# Start of PROVIDED INFORMATION

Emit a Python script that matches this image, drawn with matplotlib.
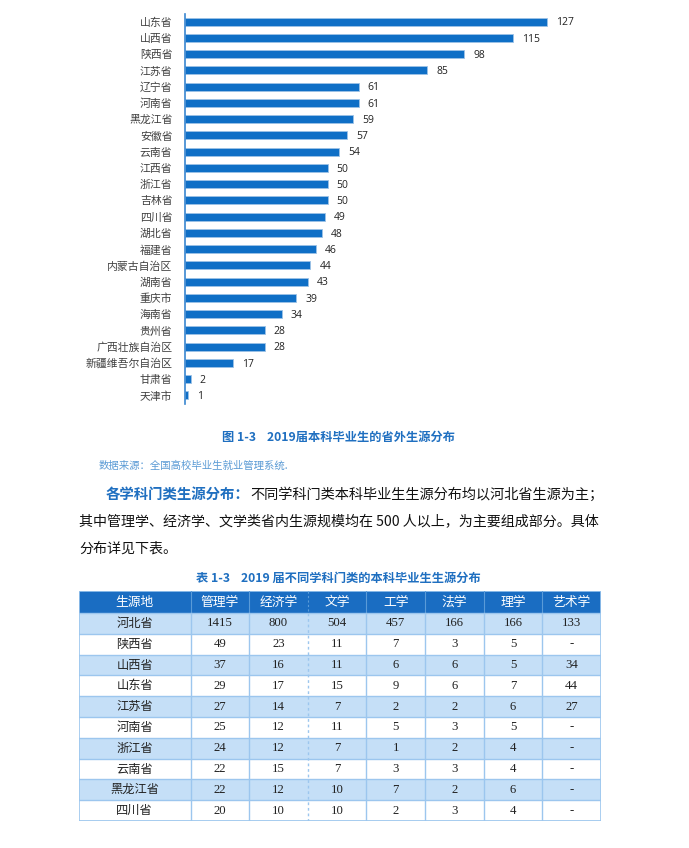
import numpy as np
import matplotlib
matplotlib.use("Agg")
import matplotlib.pyplot as plt
from matplotlib.patches import Rectangle

plt.rcParams['font.family'] = ['Noto Sans CJK SC', 'DejaVu Sans']

# ---- data: chart ----
provinces = ['山东省', '山西省', '陕西省', '江苏省', '辽宁省', '河南省', '黑龙江省', '安徽省',
             '云南省', '江西省', '浙江省', '吉林省', '四川省', '湖北省', '福建省', '内蒙古自治区',
             '湖南省', '重庆市', '海南省', '贵州省', '广西壮族自治区', '新疆维吾尔自治区', '甘肃省', '天津市']
counts = [127, 115, 98, 85, 61, 61, 59, 57, 54, 50, 50, 50, 49, 48, 46, 44, 43, 39, 34, 28, 28, 17, 2, 1]

# ---- data: table ----
table_header = ['生源地', '管理学', '经济学', '文学', '工学', '法学', '理学', '艺术学']
table_rows = ['河北省', '陕西省', '山西省', '山东省', '江苏省', '河南省', '浙江省', '云南省', '黑龙江省', '四川省']
table_vals = [
    ['1415', '800', '504', '457', '166', '166', '133'],
    ['49', '23', '11', '7', '3', '5', '-'],
    ['37', '16', '11', '6', '6', '5', '34'],
    ['29', '17', '15', '9', '6', '7', '44'],
    ['27', '14', '7', '2', '2', '6', '27'],
    ['25', '12', '11', '5', '3', '5', '-'],
    ['24', '12', '7', '1', '2', '4', '-'],
    ['22', '15', '7', '3', '3', '4', '-'],
    ['22', '12', '10', '7', '2', '6', '-'],
    ['20', '10', '10', '2', '3', '4', '-'],
]

W, H = 689, 848
BLUE = '#0F6FC6'
TXT_BLUE = '#1F6FC0'
LIGHT = '#C5DFF7'
GRID = '#9CC6EE'

fig = plt.figure(figsize=(W / 100, H / 100), dpi=100)
fig.patch.set_facecolor('white')

# ---- bar chart ----
px_per_unit = (547 - 185) / 127
ax_left, ax_right = 185, 620
ax_top, ax_bot = 13.5, 403.5
ax = fig.add_axes([ax_left / W, 1 - ax_bot / H, (ax_right - ax_left) / W, (ax_bot - ax_top) / H])
y = np.arange(len(provinces))
ax.barh(y, counts, height=0.48, color=BLUE, edgecolor='#9DC3E6', linewidth=0.6)
ax.set_xlim(0, (ax_right - ax_left) / px_per_unit)
ax.set_ylim(len(provinces) - 0.5, -0.5)
ax.set_yticks(y)
ax.set_yticklabels(provinces, fontsize=7.8, color='#404040')
ax.tick_params(axis='y', length=0, pad=9)
ax.set_xticks([])
for s in ['top', 'right', 'bottom']:
    ax.spines[s].set_visible(False)
ax.spines['left'].set_color('#3A86D0')
ax.spines['left'].set_linewidth(1.2)
for yi, v in zip(y, counts):
    ax.text(v + 9 / px_per_unit, yi + 0.08, str(v), va='center', ha='left', fontsize=7.5,
            color='#222222', family=['Open Sans', 'DejaVu Sans'])
ax.patch.set_alpha(0)

# ---- captions and paragraph ----
def ftxt(x, yy, s, **kw):
    fig.text(x / W, 1 - yy / H, s, **kw)

ftxt(338, 437, '图 1-3    2019届本科毕业生的省外生源分布', ha='center', va='center',
     fontsize=8.8, fontweight='bold', color=TXT_BLUE)
ftxt(99, 466, '数据来源：全国高校毕业生就业管理系统.', ha='left', va='center',
     fontsize=7.5, color='#5B9BD5')
ftxt(106, 495, '各学科门类生源分布：', ha='left', va='center', fontsize=10.4,
     fontweight='bold', color=TXT_BLUE)
ftxt(250, 495, '不同学科门类本科毕业生生源分布均以河北省生源为主；', ha='left', va='center',
     fontsize=10.2, color='#111111')
ftxt(79, 521, '其中管理学、经济学、文学类省内生源规模均在 500 人以上，为主要组成部分。具体',
     ha='left', va='center', fontsize=10.1, color='#111111')
ftxt(79, 549, '分布详见下表。', ha='left', va='center', fontsize=10.1, color='#111111')
ftxt(338, 578, '表 1-3    2019 届不同学科门类的本科毕业生生源分布', ha='center', va='center',
     fontsize=8.8, fontweight='bold', color=TXT_BLUE)

# ---- table ----
t_left, t_right, t_top, t_bot = 79, 601, 591, 821
tax = fig.add_axes([t_left / W, 1 - t_bot / H, (t_right - t_left) / W, (t_bot - t_top) / H])
tw, th = t_right - t_left, t_bot - t_top
tax.set_xlim(0, tw)
tax.set_ylim(th, 0)
tax.axis('off')

first_w = 111.5
col_w = (tw - first_w) / 7
col_edges = [0, first_w] + [first_w + col_w * (i + 1) for i in range(7)]
head_h = 22
row_h = (th - head_h) / len(table_rows)

tax.add_patch(Rectangle((0, 0), tw, head_h, facecolor='#1A6DC2', edgecolor='none'))
for i in range(len(table_rows)):
    fc = LIGHT if i % 2 == 0 else 'white'
    tax.add_patch(Rectangle((0, head_h + i * row_h), tw, row_h, facecolor=fc, edgecolor='none'))

# grid lines
for i in range(len(table_rows) + 1):
    yy = head_h + i * row_h
    tax.plot([0, tw], [yy, yy], color=GRID, lw=1.0)
for j, xe in enumerate(col_edges[1:-1]):
    ls = (0, (2, 2)) if j == 2 else '-'
    tax.plot([xe, xe], [0, head_h], color='#5A9BD8', lw=0.8, ls=ls)
    tax.plot([xe, xe], [head_h, th], color=GRID, lw=1.0, ls=ls)
tax.add_patch(Rectangle((0, 0), tw, th, facecolor='none', edgecolor=GRID, lw=1.2))

centers = [(col_edges[k] + col_edges[k + 1]) / 2 for k in range(8)]
for k, h in enumerate(table_header):
    tax.text(centers[k], head_h / 2 + 0.5, h, ha='center', va='center', fontsize=9.2,
             color='white')
for i, name in enumerate(table_rows):
    yc = head_h + (i + 0.5) * row_h
    tax.text(centers[0], yc, name, ha='center', va='center', fontsize=8.8, color='#222222')
    for k, v in enumerate(table_vals[i]):
        tax.text(centers[k + 1], yc, v, ha='center', va='center', fontsize=9.2,
                 color='#222222', family=['Liberation Serif', 'DejaVu Serif'])

fig.savefig('out.png', dpi=100)
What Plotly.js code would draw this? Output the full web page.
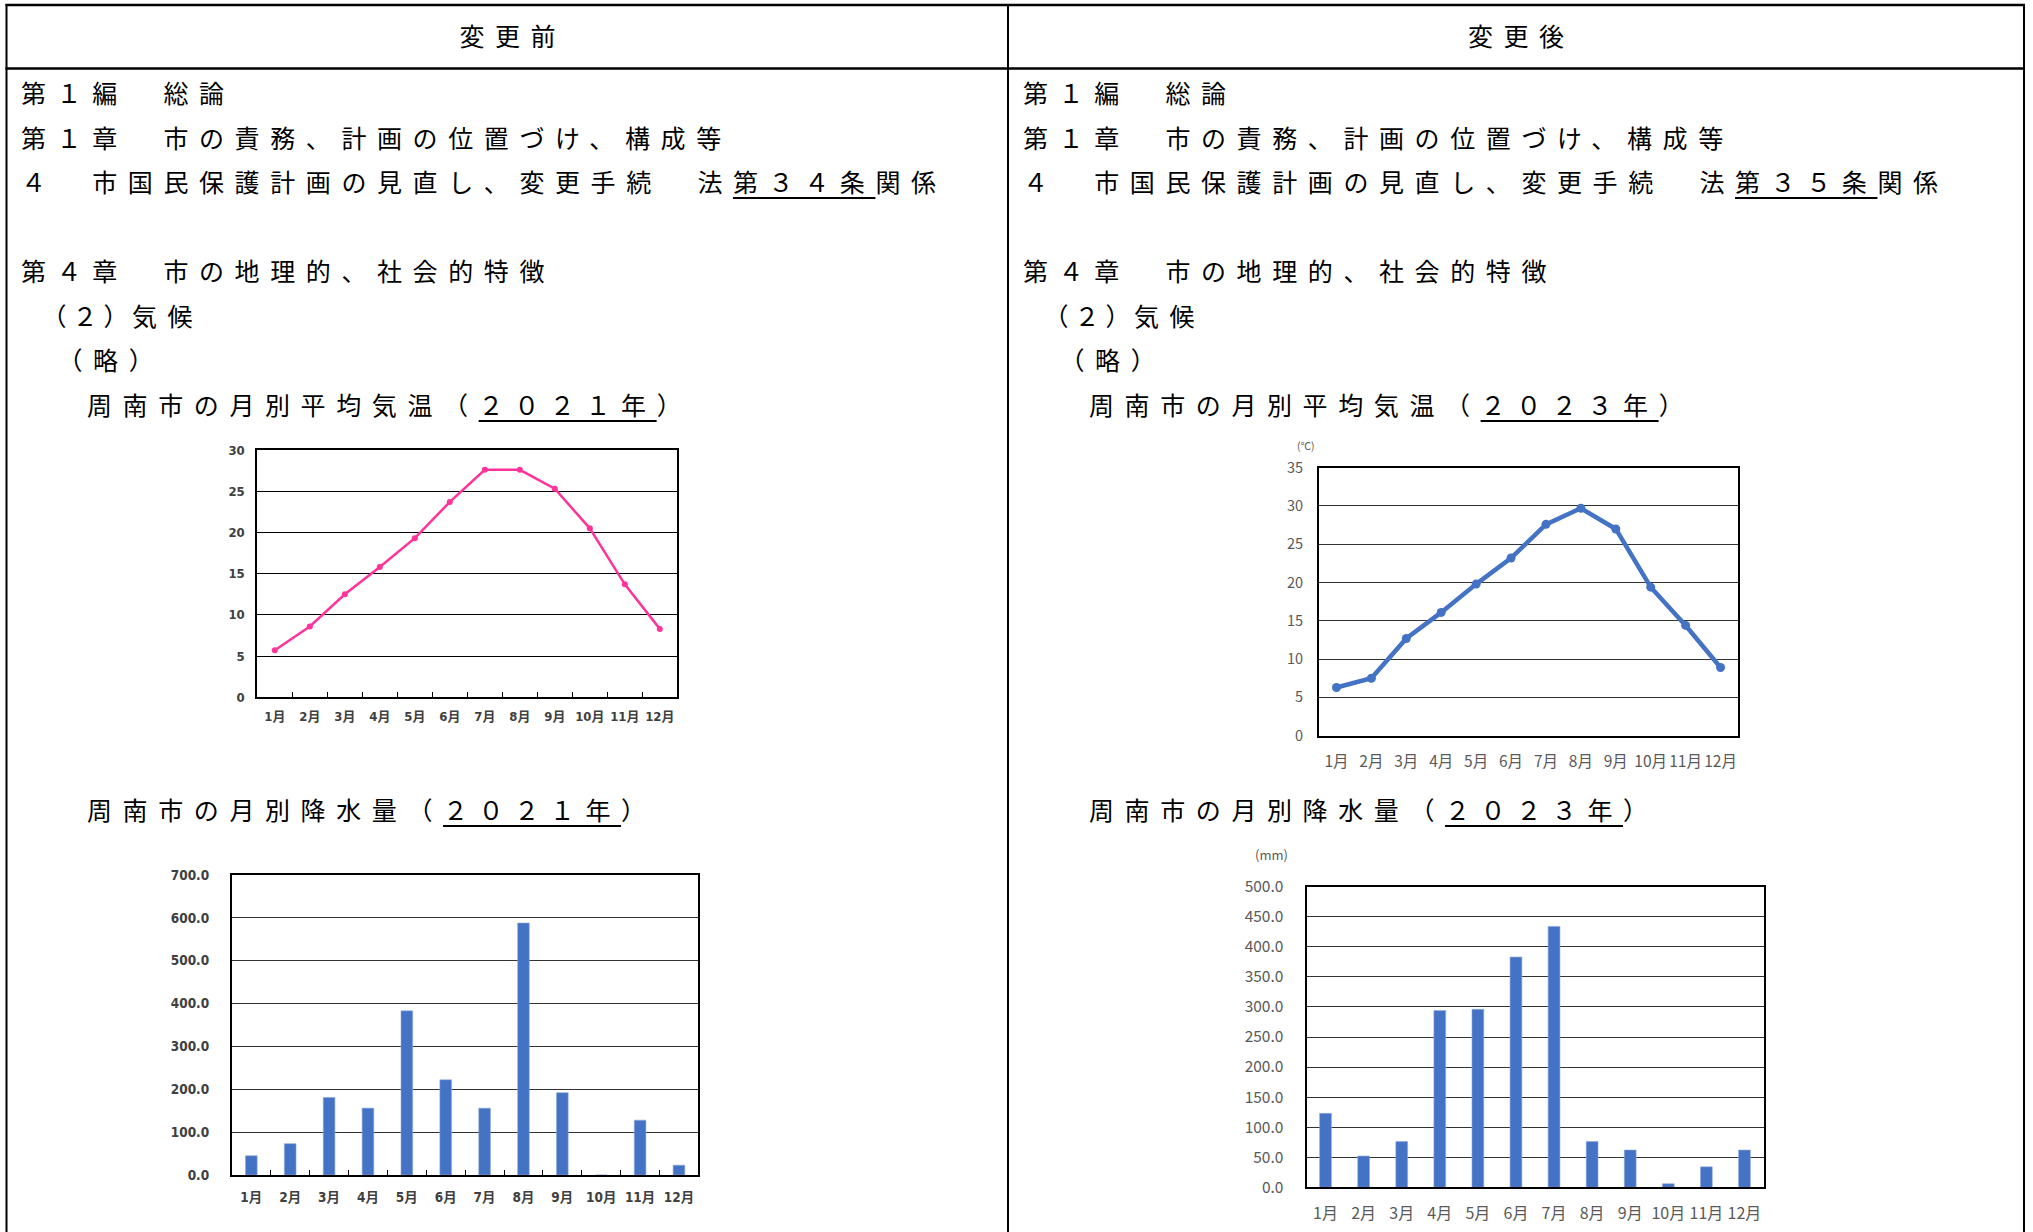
<!DOCTYPE html>
<html>
<head>
<meta charset="utf-8">
<script src="https://cdn.plot.ly/plotly-3.0.1.min.js"></script>
<style>
html,body{margin:0;padding:0;background:#fff;overflow:hidden;width:2033px;height:1232px}
#chart{position:absolute;left:0;top:0;width:2033px;height:1232px}
#doc{position:absolute;left:0;top:0;width:2033px;height:1232px;pointer-events:none}
.t{position:absolute;font-family:'Noto Sans CJK JP',sans-serif;font-size:25px;font-weight:400;letter-spacing:10.6px;line-height:40px;height:40px;white-space:nowrap;color:#000}
.u{text-decoration:underline;text-decoration-thickness:2px;text-underline-offset:5px}
.halt{font-feature-settings:"halt"}
</style>
</head>
<body>
<div id="chart"></div>
<div id="doc"></div>
<script>
// ---------------- data ----------------
const months = ['1月','2月','3月','4月','5月','6月','7月','8月','9月','10月','11月','12月'];
const temp2021 = [5.7, 8.6, 12.5, 15.8, 19.3, 23.7, 27.6, 27.6, 25.3, 20.5, 13.7, 8.3];
const temp2023 = [6.3, 7.5, 12.7, 16.1, 19.8, 23.2, 27.6, 29.7, 27.0, 19.4, 14.4, 8.9];
const rain2021 = [45, 73, 181, 156, 383, 222, 156, 588, 192, 0, 128, 23];
const rain2023 = [123, 52, 76, 294, 296, 383, 434, 76, 62, 6, 34, 62];

// ---------------- page geometry ----------------
const W = 2033, H = 1232;
const px = (a, b) => [a / W, b / W];
const py = (top, bottom) => [1 - bottom / H, 1 - top / H];

const oldFont = {family: 'DejaVu Sans Condensed, Noto Sans CJK JP, sans-serif', size: 13, color: '#404040', weight: 'bold'};
const newFont = {family: 'Noto Sans CJK JP, Noto Sans, sans-serif', size: 14.5, color: '#595959'};

function xax(domain, anchor, font, ticks, standoff) {
  return {domain: domain, anchor: anchor, type: 'category', range: [-0.5, 11.5], autorange: false,
    showgrid: false, zeroline: false, tickangle: 0,
    showline: true, mirror: true, linecolor: '#000', linewidth: 2,
    ticks: ticks ? 'inside' : '', tickson: 'boundaries', ticklen: 5, tickcolor: '#000', tickwidth: 1,
    tickfont: font, ticklabelstandoff: standoff, fixedrange: true};
}
function yax(domain, anchor, range, dtick, fmt, font, grid, standoff) {
  return {domain: domain, anchor: anchor, range: range, autorange: false, dtick: dtick, tick0: 0, tickformat: fmt,
    showgrid: true, gridcolor: grid, gridwidth: 1, zeroline: false,
    showline: true, mirror: true, linecolor: '#000', linewidth: 2, ticks: '',
    tickfont: font, ticklabelstandoff: standoff, fixedrange: true};
}

const traces = [
  {type: 'scatter', mode: 'lines+markers', x: months, y: temp2021, xaxis: 'x', yaxis: 'y',
   line: {color: '#FF3399', width: 2.5}, marker: {color: '#FF3399', size: 6}, cliponaxis: false},
  {type: 'scatter', mode: 'lines+markers', x: months, y: temp2023, xaxis: 'x2', yaxis: 'y2',
   line: {color: '#4472C4', width: 4.5}, marker: {color: '#4472C4', size: 9}, cliponaxis: false},
  {type: 'bar', x: months, y: rain2021, xaxis: 'x3', yaxis: 'y3', width: 0.3,
   marker: {color: '#4472C4', line: {color: '#8FAADC', width: 0.6}}},
  {type: 'bar', x: months, y: rain2023, xaxis: 'x4', yaxis: 'y4', width: 0.31,
   marker: {color: '#4472C4', line: {color: '#8FAADC', width: 0.6}}}
];

const lineShape = (x0, y0, x1, y1, w) => ({type: 'line', xref: 'paper', yref: 'paper',
  x0: x0 / W, x1: x1 / W, y0: 1 - y0 / H, y1: 1 - y1 / H, line: {color: '#000', width: w}});

const layout = {
  width: W, height: H, margin: {l: 0, r: 0, t: 0, b: 0, pad: 0},
  paper_bgcolor: '#fff', plot_bgcolor: '#fff', showlegend: false,
  xaxis:  xax(px(257.3, 677.3), 'y', oldFont, true, 6),
  yaxis:  yax(py(450, 697.3), 'x', [0, 30], 5, '', oldFont, '#000', 8),
  xaxis2: xax(px(1319, 1738), 'y2', Object.assign({}, newFont, {size: 15.5}), false, 11),
  yaxis2: yax(py(467.7, 735.7), 'x2', [0, 35], 5, '', newFont, '#333', 11),
  xaxis3: xax(px(231.9, 698.4), 'y3', Object.assign({}, oldFont, {size: 13.5}), true, 9),
  yaxis3: yax(py(875, 1175), 'x3', [0, 700], 100, '.1f', Object.assign({}, oldFont, {size: 13.5}), '#333', 18),
  xaxis4: xax(px(1306.5, 1763.5), 'y4', Object.assign({}, newFont, {size: 16}), false, 10),
  yaxis4: yax(py(886.7, 1187.3), 'x4', [0, 500], 50, '.1f', Object.assign({}, newFont, {size: 15.5}), '#333', 18),
  annotations: [
    {xref: 'paper', yref: 'paper', x: 1306 / W, y: 1 - 445 / H, text: '(℃)', showarrow: false,
     xanchor: 'center', yanchor: 'middle', font: {family: 'Noto Sans CJK JP, sans-serif', size: 10.5, color: '#595959'}},
    {xref: 'paper', yref: 'paper', x: 1271 / W, y: 1 - 855 / H, text: '(mm)', showarrow: false,
     xanchor: 'center', yanchor: 'middle', font: {family: 'Noto Sans CJK JP, sans-serif', size: 13, color: '#595959'}}
  ],
  shapes: [
    lineShape(5.5, 5, 2025, 5, 2.5),
    lineShape(5.5, 68.5, 2025, 68.5, 2.5),
    lineShape(6.5, 4, 6.5, 1232, 2),
    lineShape(1008, 4, 1008, 1232, 2),
    lineShape(2024, 4, 2024, 1232, 2)
  ]
};

Plotly.newPlot('chart', traces, layout, {displayModeBar: false, staticPlot: true});

// ---------------- document text ----------------
const doc = document.getElementById('doc');
function put(x, cy, html, extra) {
  const d = document.createElement('div');
  d.className = 't';
  d.style.left = x + 'px';
  d.style.top = (cy - 21.8) + 'px';
  if (extra) Object.assign(d.style, extra);
  d.innerHTML = html;
  doc.appendChild(d);
}
function header(x0, x1, text) {
  put(x0, 37, text, {width: (x1 - x0) + 'px', textAlign: 'center', paddingLeft: '10.6px', boxSizing: 'border-box'});
}
header(7, 1008, '変更前');
header(1008, 2024, '変更後');

function column(cx, art, year) {
  put(cx, 94, '第１編　総論');
  put(cx, 138.5, '第１章　市の責務、計画の位置づけ、構成等');
  put(cx, 183, '４　市国民保護計画の見直し、変更手続　法<span class="u">第３' + art + '条</span>関係');
  put(cx, 272, '第４章　市の地理的、社会的特徴');
  put(cx + 33, 316.5, '<span class="halt" style="letter-spacing:6px">（２）</span><span style="margin-left:10px">気候</span>');
  put(cx + 49, 361, '<span class="halt">（略）</span>');
  put(cx + 66, 405.5, '周南市の月別平均気温（<span class="u">２０２' + year + '年</span>）');
  put(cx + 66, 810.4, '周南市の月別降水量（<span class="u">２０２' + year + '年</span>）');
}
column(21, '４', '１');
column(1023, '５', '３');
</script>
</body>
</html>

# End of PROVIDED INFORMATION

DIRECTION –
Leave out the pictures and restate, word for word, the lines from the top of the data through the line containing "plt.rcParams['font.family'] = ['Noto", both included.

COMPLETED EXERCISE –
Emit a Python script that matches this image, drawn with matplotlib.
import numpy as np
import matplotlib
matplotlib.use("Agg")
import matplotlib.pyplot as plt
from matplotlib.patches import Rectangle

plt.rcParams['font.family'] = ['Noto Sans CJK SC', 'DejaVu Sans']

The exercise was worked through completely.